→ What you should do: Filter the listing below, copying every line in which the word "script" appears.

→ Input records:

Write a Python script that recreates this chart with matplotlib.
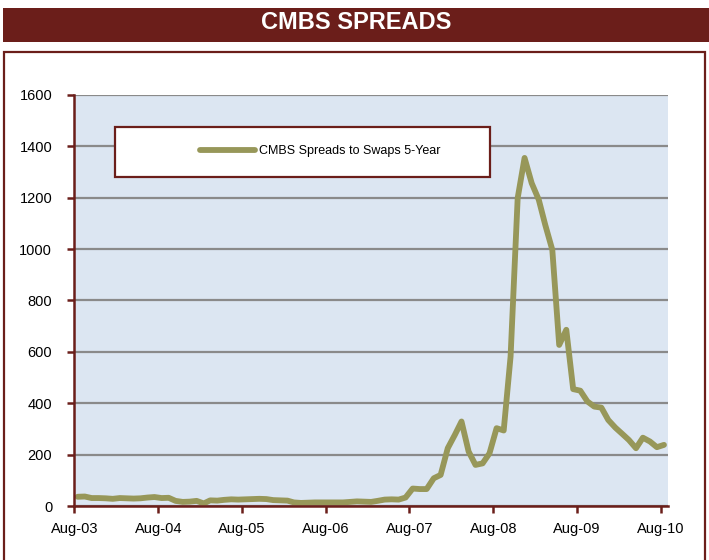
import datetime
import numpy as np
import matplotlib
matplotlib.use('Agg')
import matplotlib.pyplot as plt
import matplotlib.dates as mdates
from matplotlib.patches import Rectangle

# monthly CMBS spreads to swaps (bp), Aug-03 .. Aug-10
spreads = [36, 37, 31, 31, 30, 28, 31, 30, 29, 30, 33, 35,
           31, 32, 20, 16, 17, 20, 10, 22, 21, 24, 26, 25,
           26, 27, 28, 27, 23, 22, 21, 14, 12, 13, 14, 14,
           14, 14, 14, 16, 18, 17, 16, 20, 25, 26, 25, 33,
           68, 66, 66, 108, 121, 225, 277, 329, 212, 160, 166, 205,
           303, 294, 582, 1199, 1355, 1257, 1192, 1095, 997, 627, 686, 455,
           449, 407, 387, 383, 335, 305, 280, 257, 225, 266, 251, 229,
           238]
series_label = 'CMBS Spreads to Swaps 5-Year'
title = 'CMBS SPREADS'
y_ticks = [0, 200, 400, 600, 800, 1000, 1200, 1400, 1600]
x_tick_years = [2003, 2004, 2005, 2006, 2007, 2008, 2009, 2010]

dates = [datetime.date(2003 + (7 + i) // 12, (7 + i) % 12 + 1, 15) for i in range(len(spreads))]

plt.rcParams['font.family'] = ['Liberation Sans', 'DejaVu Sans']

RED = '#6b1e1a'
OLIVE = '#979759'

fig = plt.figure(figsize=(7.09, 5.6), dpi=100)

#title bar
fig.patches.append(Rectangle((0.004, 0.925), 0.996, 0.061, transform=fig.transFigure,
                             facecolor=RED, edgecolor='none'))
fig.text(0.502, 0.959, title, color='white', fontsize=17, fontweight='bold',
         ha='center', va='center')
#outer frame
fig.patches.append(Rectangle((0.006, -0.05), 0.988, 0.957, transform=fig.transFigure,
                             facecolor='none', edgecolor=RED, linewidth=1.6))

ax = fig.add_axes([0.105, 0.0964, 0.837, 0.734])
ax.set_facecolor('#dce6f2')
ax.plot(dates, spreads, color=OLIVE, linewidth=4.2, solid_joinstyle='round',
        solid_capstyle='round', label=series_label)

ax.set_ylim(0, 1600)
ax.set_yticks(y_ticks)
ax.set_xlim(datetime.date(2003, 8, 1), datetime.date(2010, 9, 1))
ax.set_xticks([datetime.date(y, 8, 1) for y in x_tick_years])
ax.xaxis.set_major_formatter(mdates.DateFormatter('%b-%y'))
ax.yaxis.grid(True, color='#8a8a8a', linewidth=1.6)
ax.set_axisbelow(True)

for s in ['top', 'right']:
    ax.spines[s].set_visible(False)
for s in ['left', 'bottom']:
    ax.spines[s].set_color(RED)
    ax.spines[s].set_linewidth(1.8)
ax.tick_params(axis='both', colors=RED, length=5, width=1.8, labelcolor='black',
               labelsize=10.5, direction='out')
ax.tick_params(axis='y', pad=11)
ax.tick_params(axis='x', pad=6.5)

#legend box
ax.add_patch(Rectangle((0.068, 0.800), 0.632, 0.122, transform=ax.transAxes,
                       facecolor='white', edgecolor=RED, linewidth=1.6, zorder=5))
leg = ax.legend(loc='center', bbox_to_anchor=(0.414, 0.864), frameon=False,
                handlelength=4.4, handletextpad=0.3, fontsize=9)
leg.set_zorder(6)

plt.savefig('out.png', dpi=100)
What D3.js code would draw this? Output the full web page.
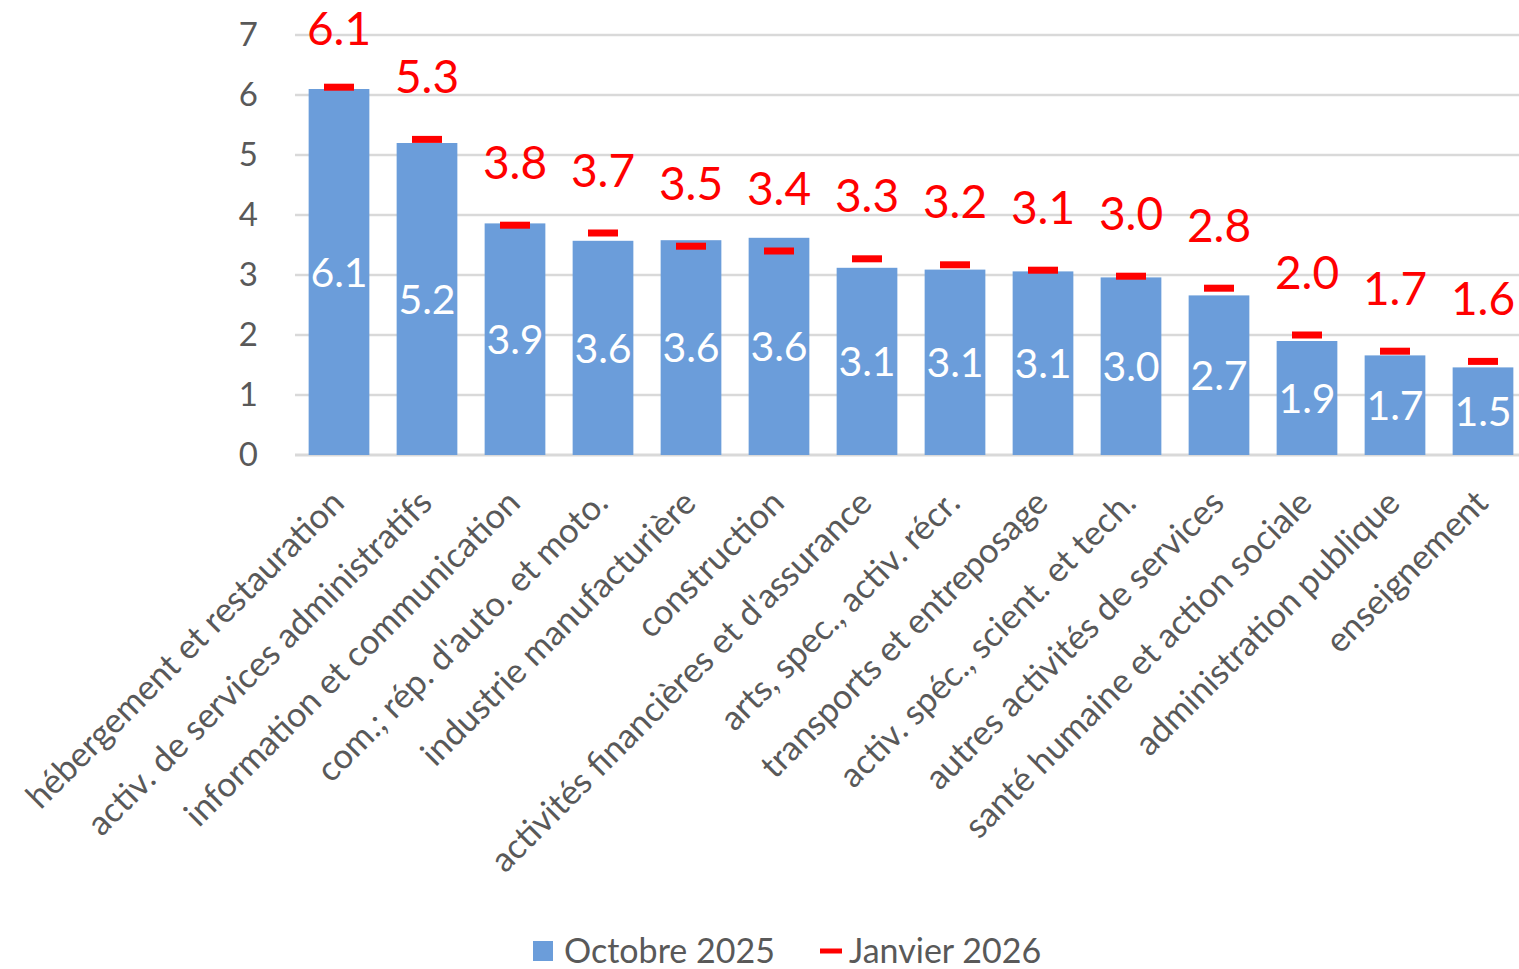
<!DOCTYPE html>
<html>
<head>
<meta charset="utf-8">
<script src="https://cdn.jsdelivr.net/npm/d3@7"></script>
<style>
  body { margin: 0; background: #fff; }
  text { font-family: Lato, "Open Sans", sans-serif; }
</style>
</head>
<body>
<script>
// secteurs
const categories = [
  "hébergement et restauration",
  "activ. de services administratifs",
  "information et communication",
  "com.; rép. d'auto. et moto.",
  "industrie manufacturière",
  "construction",
  "activités financières et d'assurance",
  "arts, spec., activ. récr.",
  "transports et entreposage",
  "activ. spéc., scient. et tech.",
  "autres activités de services",
  "santé humaine et action sociale",
  "administration publique",
  "enseignement"
];
const octobre2025 = [6.1, 5.2, 3.86, 3.57, 3.58, 3.62, 3.12, 3.09, 3.06, 2.96, 2.66, 1.9, 1.66, 1.46];
const janvier2026 = [6.13, 5.26, 3.83, 3.7, 3.48, 3.4, 3.27, 3.17, 3.08, 2.98, 2.78, 2.0, 1.73, 1.56];
const yTicks = [0, 1, 2, 3, 4, 5, 6, 7];
const seriesNames = ["Octobre 2025", "Janvier 2026"];

const W = 1519, H = 969;
const margin = {top: 35, right: -8, bottom: 514, left: 295};
const width = W - margin.left - margin.right,
      height = H - margin.top - margin.bottom;

const blue = "#6b9dda", red = "#ff0000", grey = "#595959";
const fmt = d3.format(".1f");

const svg = d3.select("body").append("svg")
    .attr("width", W)
    .attr("height", H);

const g = svg.append("g")
    .attr("transform", "translate(" + margin.left + "," + margin.top + ")");

let x = d3.scaleBand()
    .domain(categories)
    .range([0, width])
    .paddingInner(0.31)
    .paddingOuter(0.155);

let y = d3.scaleLinear()
    .domain([0, 7])
    .range([height, 0]);

// grid
g.selectAll(".grid")
    .data(yTicks)
    .join("line")
    .attr("x1", 0)
    .attr("x2", W - margin.left)
    .attr("y1", d => y(d))
    .attr("y2", d => y(d))
    .attr("stroke", "#d9d9d9")
    .attr("stroke-width", d => d == 0 ? 3 : 2.5);

// y axis labels
let yAxis = g.append("g")
    .call(d3.axisLeft(y).tickValues(yTicks).tickFormat(d3.format("d")).tickSize(0).tickPadding(37));
yAxis.select(".domain").remove();
yAxis.selectAll("text")
    .attr("fill", grey)
    .style("font-size", "33px")
    .style("font-family", "Lato, sans-serif");

// bars
g.selectAll(".bar")
    .data(categories)
    .join("rect")
    .attr("x", d => x(d))
    .attr("y", (d, i) => y(octobre2025[i]))
    .attr("width", x.bandwidth())
    .attr("height", (d, i) => y(0) - y(octobre2025[i]))
    .attr("fill", blue);

// values in bars
g.selectAll(".vin")
    .data(categories)
    .join("text")
    .attr("x", d => x(d) + x.bandwidth() / 2)
    .attr("y", (d, i) => (y(octobre2025[i]) + y(0)) / 2)
    .attr("dy", "0.36em")
    .attr("text-anchor", "middle")
    .attr("fill", "#fff")
    .style("font-size", "41px")
    .text((d, i) => fmt(octobre2025[i]));

// janvier markers
g.selectAll(".mark")
    .data(categories)
    .join("rect")
    .attr("x", d => x(d) + x.bandwidth() / 2 - 15)
    .attr("y", (d, i) => y(janvier2026[i]) - 3.5)
    .attr("width", 30)
    .attr("height", 7)
    .attr("fill", red);

// labels above markers, pushed down if they'd leave the top
g.selectAll(".vout")
    .data(categories)
    .join("text")
    .attr("x", d => x(d) + x.bandwidth() / 2)
    .attr("y", (d, i) => Math.max(y(janvier2026[i]) - 63, -7))
    .attr("dy", "0.36em")
    .attr("text-anchor", "middle")
    .attr("fill", red)
    .style("font-size", "46px")
    .text((d, i) => fmt(janvier2026[i]));

// category labels
g.selectAll(".cat")
    .data(categories)
    .join("text")
    .attr("transform", d => "translate(" + (x(d) + x.bandwidth() / 2 + 7) + "," + (height + 50) + ") rotate(-45)")
    .attr("text-anchor", "end")
    .attr("fill", grey)
    .style("font-size", "34.5px")
    .text(d => d);

// legend
let leg = svg.append("g").attr("transform", "translate(0,951)");
leg.append("rect")
    .attr("x", 533).attr("y", -10)
    .attr("width", 20).attr("height", 20)
    .attr("fill", blue);
leg.append("text")
    .attr("x", 564).attr("dy", "0.36em")
    .attr("fill", grey)
    .style("font-size", "34px")
    .text(seriesNames[0]);
leg.append("rect")
    .attr("x", 820).attr("y", -2.5)
    .attr("width", 22).attr("height", 5)
    .attr("fill", red);
leg.append("text")
    .attr("x", 849).attr("dy", "0.36em")
    .attr("fill", grey)
    .style("font-size", "34px")
    .text(seriesNames[1]);
</script>
</body>
</html>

→ Solution:
Write a Python script that recreates this chart with matplotlib.
<script src="https://cdn.jsdelivr.net/npm/d3@7"></script>
<script>
</script>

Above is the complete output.